I had a conversation today with someone that sort of hurt my feelings/got me thinking. They asked why I hadn’t found a job yet, and I explained that I stopped looking because I’ll be having a surgery soon and I think it’s pointless to start a job if I’m just going to have to take a leave of absence/quit it for the surgery.
They thought that I should look anyway, because I could get a couple weeks in at the new job. I still think it would be rude to get a job, tell them I’m unable to work because I’ll be having a surgery, and then have them have to hire someone else. That’s if they hire me in the first place. Most places won’t hire you if they know you won’t be able to work solidly because it’s too much of a hassle.
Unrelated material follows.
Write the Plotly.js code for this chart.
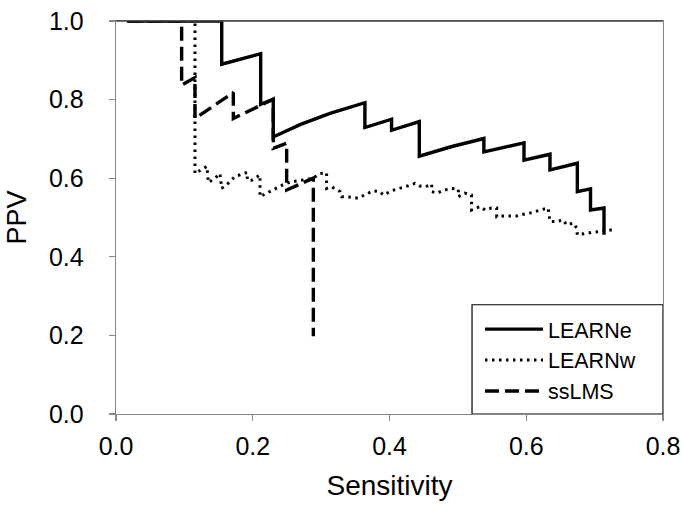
<!DOCTYPE html>
<html>
<head>
<meta charset="utf-8">
<script src="https://cdn.plot.ly/plotly-3.0.1.min.js"></script>
<style>html,body{margin:0;padding:0;background:#fff;}#chart{width:683px;height:514px;}</style>
</head>
<body>
<div id="chart"></div>
<script>
// LEARNe (solid)
const learneX = [0.0166, 0.1546, 0.1546, 0.2116, 0.2116, 0.230, 0.230, 0.270, 0.313, 0.364, 0.364, 0.403, 0.403, 0.4436, 0.4436, 0.490, 0.538, 0.538, 0.5967, 0.5967, 0.6347, 0.6347, 0.6747, 0.6747, 0.694, 0.694, 0.7137, 0.7137];
const learneY = [1.0, 1.0, 0.890, 0.917, 0.788, 0.801, 0.705, 0.737, 0.765, 0.792, 0.729, 0.750, 0.722, 0.744, 0.656, 0.680, 0.701, 0.667, 0.690, 0.646, 0.661, 0.621, 0.638, 0.566, 0.573, 0.519, 0.524, 0.456];

// LEARNw (dotted)
const learnwX = [0.0166, 0.1155, 0.1155, 0.133, 0.135, 0.145, 0.152, 0.1546, 0.164, 0.174, 0.192, 0.192, 0.1985, 0.2106, 0.2106, 0.2204, 0.2325, 0.2438, 0.255, 0.270, 0.2886, 0.2983, 0.308, 0.308, 0.3154, 0.3276, 0.330, 0.3374, 0.3544, 0.3666, 0.3763, 0.386, 0.391, 0.403, 0.4154, 0.426, 0.4373, 0.4446, 0.452, 0.4617, 0.4617, 0.469, 0.481, 0.491, 0.5007, 0.5007, 0.510, 0.520, 0.520, 0.5324, 0.5397, 0.549, 0.5568, 0.5568, 0.5665, 0.586, 0.598, 0.610, 0.620, 0.632, 0.6347, 0.6445, 0.654, 0.659, 0.669, 0.6737, 0.6747, 0.686, 0.6957, 0.708, 0.7176, 0.7298];
const learnwY = [1.0, 1.0, 0.612, 0.630, 0.589, 0.600, 0.612, 0.574, 0.587, 0.604, 0.615, 0.595, 0.595, 0.608, 0.553, 0.562, 0.574, 0.583, 0.590, 0.595, 0.600, 0.612, 0.614, 0.574, 0.578, 0.566, 0.553, 0.553, 0.549, 0.560, 0.568, 0.566, 0.557, 0.568, 0.574, 0.580, 0.587, 0.580, 0.578, 0.585, 0.566, 0.562, 0.570, 0.574, 0.572, 0.553, 0.562, 0.557, 0.519, 0.528, 0.519, 0.524, 0.524, 0.502, 0.504, 0.504, 0.509, 0.513, 0.519, 0.524, 0.490, 0.490, 0.494, 0.481, 0.486, 0.473, 0.456, 0.460, 0.462, 0.464, 0.4685, 0.4685];

// ssLMS (dashed)
const sslmsX = [0.0166, 0.096, 0.096, 0.1155, 0.1155, 0.1716, 0.1716, 0.213, 0.230, 0.230, 0.2496, 0.2496, 0.2886, 0.2886];
const sslmsY = [1.0, 1.0, 0.837, 0.856, 0.752, 0.818, 0.752, 0.788, 0.801, 0.676, 0.689, 0.570, 0.600, 0.198];

const seriesNames = ['LEARNe', 'LEARNw', 'ssLMS'];
const xTicks = [0, 0.2, 0.4, 0.6, 0.8];
const xTickText = ['0.0', '0.2', '0.4', '0.6', '0.8'];
const yTicks = [0, 0.2, 0.4, 0.6, 0.8, 1.0];
const yTickText = ['0.0', '0.2', '0.4', '0.6', '0.8', '1.0'];

const FONT = 'Liberation Sans, Arial, sans-serif';

const traces = [
  {x: learneX, y: learneY, name: seriesNames[0], mode: 'lines', line: {color: '#000', width: 3.4, dash: 'solid'}},
  {x: learnwX, y: learnwY, name: seriesNames[1], mode: 'lines', line: {color: '#000', width: 3, dash: '2.5px,4.5px'}},
  {x: sslmsX, y: sslmsY, name: seriesNames[2], mode: 'lines', line: {color: '#000', width: 3.4, dash: '14px,6px'}}
];

const layout = {
  width: 683, height: 514,
  margin: {l: 116, r: 20, t: 21, b: 99.5},
  paper_bgcolor: '#fff', plot_bgcolor: '#fff',
  font: {family: FONT, color: '#000', size: 25},
  showlegend: true,
  legend: {
    x: 0.6654, xanchor: 'left', y: 0.268, yanchor: 'top',
    bgcolor: 'rgba(0,0,0,0)', borderwidth: 0,
    font: {family: FONT, size: 21.5, color: '#000'},
    itemwidth: 58, tracegroupgap: 0
  },
  xaxis: {
    range: [0, 0.8], tickvals: xTicks, ticktext: xTickText,
    showgrid: false, zeroline: false,
    showline: true, linecolor: '#868686', linewidth: 1.3, mirror: true,
    ticks: 'outside', ticklen: 6, tickcolor: '#868686', tickwidth: 1.3,
    ticklabelstandoff: 4,
    tickfont: {family: FONT, size: 25, color: '#000'},
    title: {text: 'Sensitivity', font: {family: FONT, size: 28, color: '#000'}, standoff: 16}
  },
  yaxis: {
    range: [0, 1.0], tickvals: yTicks, ticktext: yTickText,
    showgrid: false, zeroline: false,
    showline: true, linecolor: '#868686', linewidth: 1.3, mirror: true,
    ticks: 'outside', ticklen: 6, tickcolor: '#868686', tickwidth: 1.3,
    ticklabelstandoff: 20,
    tickfont: {family: FONT, size: 25, color: '#000'},
    title: {text: 'PPV', font: {family: FONT, size: 27, color: '#000'}, standoff: 14}
  },
  shapes: [
    {type: 'rect', xref: 'x', yref: 'y', x0: 0.5207, x1: 0.8, y0: 0, y1: 0.278,
     line: {color: '#000', width: 1.2}, fillcolor: '#fff', layer: 'below'},
    {type: 'line', xref: 'paper', yref: 'paper', x0: 0, x1: 1, y0: 1, y1: 1,
     line: {color: '#404040', width: 1.3}}
  ]
};

Plotly.newPlot('chart', traces, layout, {displayModeBar: false, staticPlot: true});
</script>
</body>
</html>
When my sister was looking for a job she had to tell every potential employer that she was getting married and going on a honeymoon for a couple of weeks. The places didn’t hire her because what’s the point in hiring someone who can’t work?
But still, this person hurt my feelings. They said that another person had been chatting with them about my job situation, and that they agree that I should get a job and work anyway. I was miffed at this point, and told them to walk a day in my shoes and come back with what they discovered. Of course, this angered them and the conversation ended. I was trying to get them to see it from my point of view; places don’t hire you unless they know you’ll be able to work the required term. Meaning if I was seeking summer full time employment, they would only hire me if I could work the entire summer full time. If I needed time off for a surgery, they wouldn’t hire me because they would just need to hire someone else to take over.
I find it difficult to explain myself to family and friends because I always feel like I’m just complaining by stating my opinion on things. Truthfully, I have been looking for a job and sending out resumes like crazy. Job Bank has been the top visited site by me in the last month. A lot of jobs require you to have transportation and I license – which I lack. This makes getting a job even more difficult. I was hoping the local retail store would hire me, but I haven’t heard back from them. I haven’t had much experience – or any actually – in retail. I have 2 years worth of experience in costumer service, but none in retail. This sort of puts a damper on applying at retail stores, who prefer it if you have retail experience.
So I’m stressed out about money, and about school. I still don’t have any clue what I’m going to do. I’m waiting to hear back about Office Admin, and I think the Journalism program I applied for and got accepted into has revoked their offer as I never replied back to them. Gah!
Anyways, I’m looking forward to next year. My pen pal, Mandy, and I are planning on actually getting together. I want to go visit her in her home town, because it’s apparently really nice there. I haven’t seen her since grade 7, so it would be nice to see her again.